Screenshot 2022-11-29 at 12.22.38.png

Only the average monthly Sales is correlated with the gross margin so I will be using it to match the stores. We will use the A/B trends tool in Alteryx to calculate seasonality and trend and then the A/B test tool to carry out the A/B testing as shown below:

Analyzing the results

Screenshot 2022-11-29 at 12.27.33.png

Let us break down the results into parts to understand what each part means.

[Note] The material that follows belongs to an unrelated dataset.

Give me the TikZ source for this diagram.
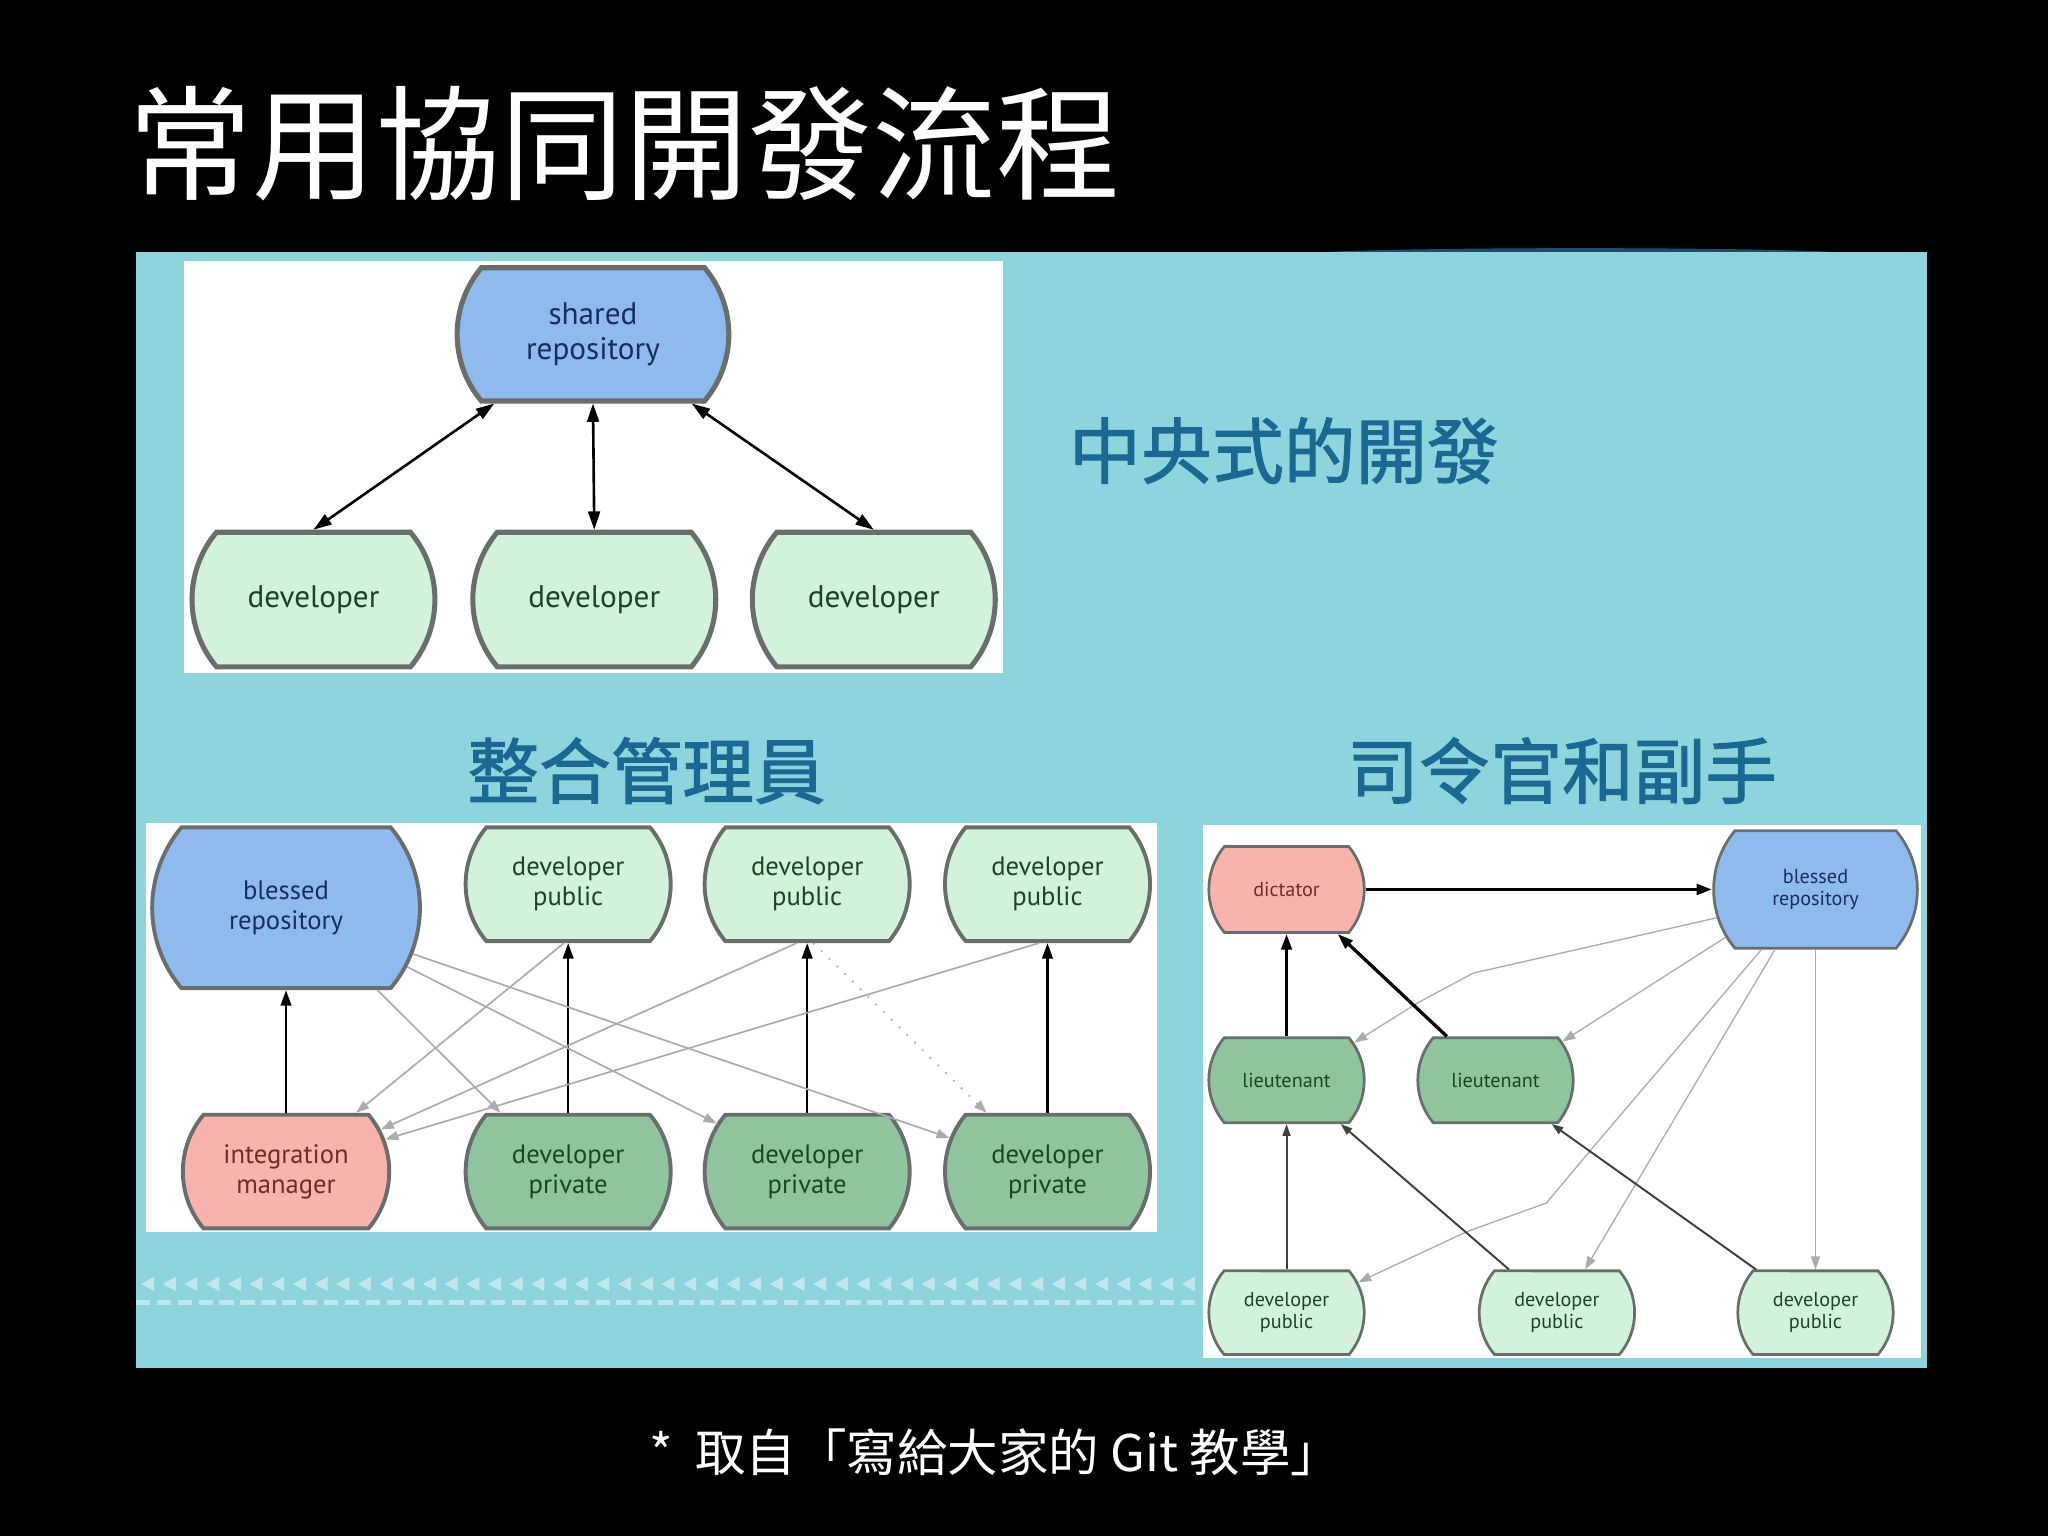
\documentclass[tikz,border=0pt]{standalone}
\usepackage{fontspec}
\setmainfont{PT Sans}
\newfontfamily\cjk{Noto Sans CJK TC}
\newfontfamily\cjkhead[FakeBold=1.6]{Noto Sans CJK TC}
\usetikzlibrary{shapes.misc,arrows.meta}

\tikzset{
  box/.style={rounded rectangle, rounded rectangle arc length=80,
    draw=nodeedge, align=center, inner sep=0pt},
  repo/.style={box, fill=repoblue, text=repotext},
  pub/.style={box, fill=pubgreen, text=devtext},
  priv/.style={box, fill=privgreen, text=devtext},
  boss/.style={box, fill=bosspink, text=bosstext},
  bigbox/.style={line width=1.1pt, font=\fontsize{6.8}{7.7}\selectfont},
  midbox/.style={line width=0.85pt, font=\fontsize{5.8}{6.5}\selectfont},
  smallbox/.style={line width=0.6pt, font=\fontsize{4.4}{4.9}\selectfont},
  sync/.style={line width=0.2mm, {Triangle[length=1.4mm,width=0.9mm]}-{Triangle[length=1.4mm,width=0.9mm]}},
  push/.style={line width=0.2mm, -{Triangle[length=1.2mm,width=0.8mm]}},
  pull/.style={line width=0.13mm, draw=pullgray, -{Triangle[length=1mm,width=0.7mm,fill=pullgray]}},
  heading/.style={text=headteal, font=\cjkhead\fontsize{15.6}{18}\selectfont, inner sep=0pt},
}

\begin{document}
\begin{tikzpicture}[x=0.1mm, y=-0.1mm]

% Units are pixels of the slide at 1568 x 1176, y pointing down.

% ── Colours ──────────────────────────────────────────────────────────────────
\definecolor{slidecyan}{RGB}{141,212,221}
\definecolor{curlshadow}{RGB}{40,95,135}
\definecolor{repoblue}{RGB}{143,186,238}
\definecolor{pubgreen}{RGB}{210,243,218}
\definecolor{privgreen}{RGB}{143,196,158}
\definecolor{bosspink}{RGB}{248,180,172}
\definecolor{nodeedge}{RGB}{105,110,108}
\definecolor{repotext}{RGB}{25,45,95}
\definecolor{devtext}{RGB}{25,70,35}
\definecolor{bosstext}{RGB}{110,45,40}
\definecolor{headteal}{RGB}{27,105,146}
\definecolor{pullgray}{RGB}{170,172,172}

% ── Slide ────────────────────────────────────────────────────────────────────
\fill[black] (0,0) rectangle (1568,1176);
\useasboundingbox (0,0) rectangle (1568,1176);

\node[anchor=west, inner sep=0pt, text=white,
  font=\cjk\fontsize{27}{30}\selectfont] (title) at (98,110) {常用協同開發流程};

% curled edge shadow, then the cyan board
\fill[curlshadow, opacity=0.8] (1210,195) ellipse (215 and 5);
\fill[slidecyan] (104,193) rectangle (1475,1047);

% decorative strip near the bottom
\foreach \x in {108,124.6,...,910}
  \fill[white, opacity=0.45] (\x,983) -- (\x+10,977.5) -- (\x+10,988.5) -- cycle;
\draw[white, opacity=0.45, line width=0.4mm, dash pattern=on 1.1mm off 0.5mm]
  (104,997) -- (920,997);

% ── Centralized workflow ─────────────────────────────────────────────────────
\fill[white] (141,200) rectangle (768,515);

\node[repo, bigbox, minimum width=20.8mm, minimum height=10.2mm] (shared) at (454,256)
  {shared\\repository};
\foreach \n/\x in {1/240, 2/455, 3/669}
  \node[pub, bigbox, minimum width=18.6mm, minimum height=10.3mm] (dev\n) at (\x,459)
    {developer};

\draw[sync] (dev1.north) -- (shared.215);
\draw[sync] (dev2.north) -- (shared.south);
\draw[sync] (dev3.north) -- (shared.325);

\node[heading] (central) at (983,345) {中央式的開發};

% ── Integration-manager workflow ─────────────────────────────────────────────
\node[heading] (integhead) at (495,590) {整合管理員};
\fill[white] (112,630) rectangle (886,943);

\node[repo, midbox, minimum width=20.5mm, minimum height=12.3mm] (blessA) at (219,695)
  {blessed\\repository};
\node[boss, midbox, minimum width=15.8mm, minimum height=8.7mm] (integ) at (219,897)
  {integration\\manager};
\foreach \n/\x in {A/435, B/618, C/802} {
  \node[pub, midbox, minimum width=15.7mm, minimum height=8.7mm] (pub\n) at (\x,677)
    {developer\\public};
  \node[priv, midbox, minimum width=15.7mm, minimum height=8.7mm] (priv\n) at (\x,897)
    {developer\\private};
  \draw[push] (priv\n.north) -- (pub\n.south);
}
\draw[push] (integ.north) -- (blessA.south);

% pulls (grey)
\draw[pull] (blessA.318) -- (privA.139);
\draw[pull] (blessA.334) -- (privB.152);
\draw[pull] (blessA.340) -- (privC.161);
\draw[pull] (pubA.266) -- (integ.40);
\draw[pull] (pubB.260) -- (integ.24);
\draw[pull] (pubC.262) -- (integ.18);
\draw[pull, dotted] (pubB.276) -- (privC.136);

% ── Dictator and lieutenants workflow ────────────────────────────────────────
\node[heading] (dicthead) at (1196,590) {司令官和副手};
\fill[white] (921,632) rectangle (1471,1040);

\node[boss, smallbox, minimum width=11.9mm, minimum height=6.6mm] (dict) at (985,681)
  {dictator};
\node[repo, smallbox, minimum width=15.6mm, minimum height=9mm] (blessB) at (1390,681)
  {blessed\\repository};
\node[priv, smallbox, minimum width=11.9mm, minimum height=6.5mm] (ltA) at (985,827)
  {lieutenant};
\node[priv, smallbox, minimum width=11.9mm, minimum height=6.5mm] (ltB) at (1145,827)
  {lieutenant};
\foreach \n/\x in {A/985, B/1192, C/1390}
  \node[pub, smallbox, minimum width=11.9mm, minimum height=6.4mm] (dp\n) at (\x,1005)
    {developer\\public};

% pulls from the blessed repository (grey, hopping over the pushes)
\draw[pull, line width=0.1mm] (blessB.196) -- (1128,745) -- (1085,768) -- (ltA.29);
\draw[pull, line width=0.1mm] (blessB.208) -- (ltB.30);
\draw[pull, line width=0.1mm] (blessB.228) -- (1220,878) -- (1184,921) -- (1123,943)
  -- (dpA.23);
\draw[pull, line width=0.1mm] (blessB.236) -- (dpB.57);
\draw[pull, line width=0.1mm] (blessB.south) -- (dpC.north);

% pushes
\draw[push, line width=0.3mm] (dict.east) -- (blessB.west);
\draw[push, line width=0.25mm] (ltA.north) -- (dict.south);
\draw[push, line width=0.25mm] (ltB.138) -- (dict.319);
\draw[push, line width=0.15mm, black!75, -{Triangle[length=0.9mm,width=0.6mm]}]
  (dpA.north) -- (ltA.south);
\draw[push, line width=0.15mm, black!75, -{Triangle[length=0.9mm,width=0.6mm]}]
  (dpB.138) -- (ltA.321);
\draw[push, line width=0.15mm, black!75, -{Triangle[length=0.9mm,width=0.6mm]}]
  (dpC.144) -- (ltB.322);

% ── Source note ──────────────────────────────────────────────────────────────
\node[text=white, inner sep=0pt, font=\cjk\fontsize{11}{13}\selectfont] (source)
  at (762,1112) {*\ \ 取自「寫給大家的 Git 教學」};

\end{tikzpicture}
\end{document}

Screenshot 2022-11-29 at 12.31.03.png

The figure at the left shows the lift in gross sum margin, the lift tells us by how much the treatment group has changed to the control group, Lift can be positive or negative, the lift is at 40.7%, which means that on average stores in the treatment group recorded a gross margin of more than 40% over the control group i.e an increase in gross margin. The middle figure tells us by how much the gross margin in the treatment store increased per week at the treatment stores. The figure at the right is the Statistical Significance. Statistical significance is used to estimate the probability of our results being due to chance. In analytical situations like this, there is an ever-present probability that the change we have seen in our test is due to chance, a statistical significance value helps to determine how confident we should be in the results of our test, a score of 100% tells us that the changes we have gotten from our test is very significant and not due to chance or random.

The second part of the chart compares the sales at the stores for both the treatment stores and the control stores before the test period and after the test period.

As we can see, before the test period on the left, both sets of stores were performing almost similarly, but during the test period, all treatment stores recorded higher sales numbers than the control stores.

Screenshot 2022-11-29 at 12.31.48.png

Screenshot 2022-11-29 at 12.31.58.png

The last chart also reinforced what we have been observing so far, all the treatment stores outperformed their assigned control stores during the test period.

Conclusion and Recommendation

From the above analysis, we can recommend that the company roll out its new Menu across all its stores. The decision will not only revitalize the Menu at the stores but will also be profitable for the company.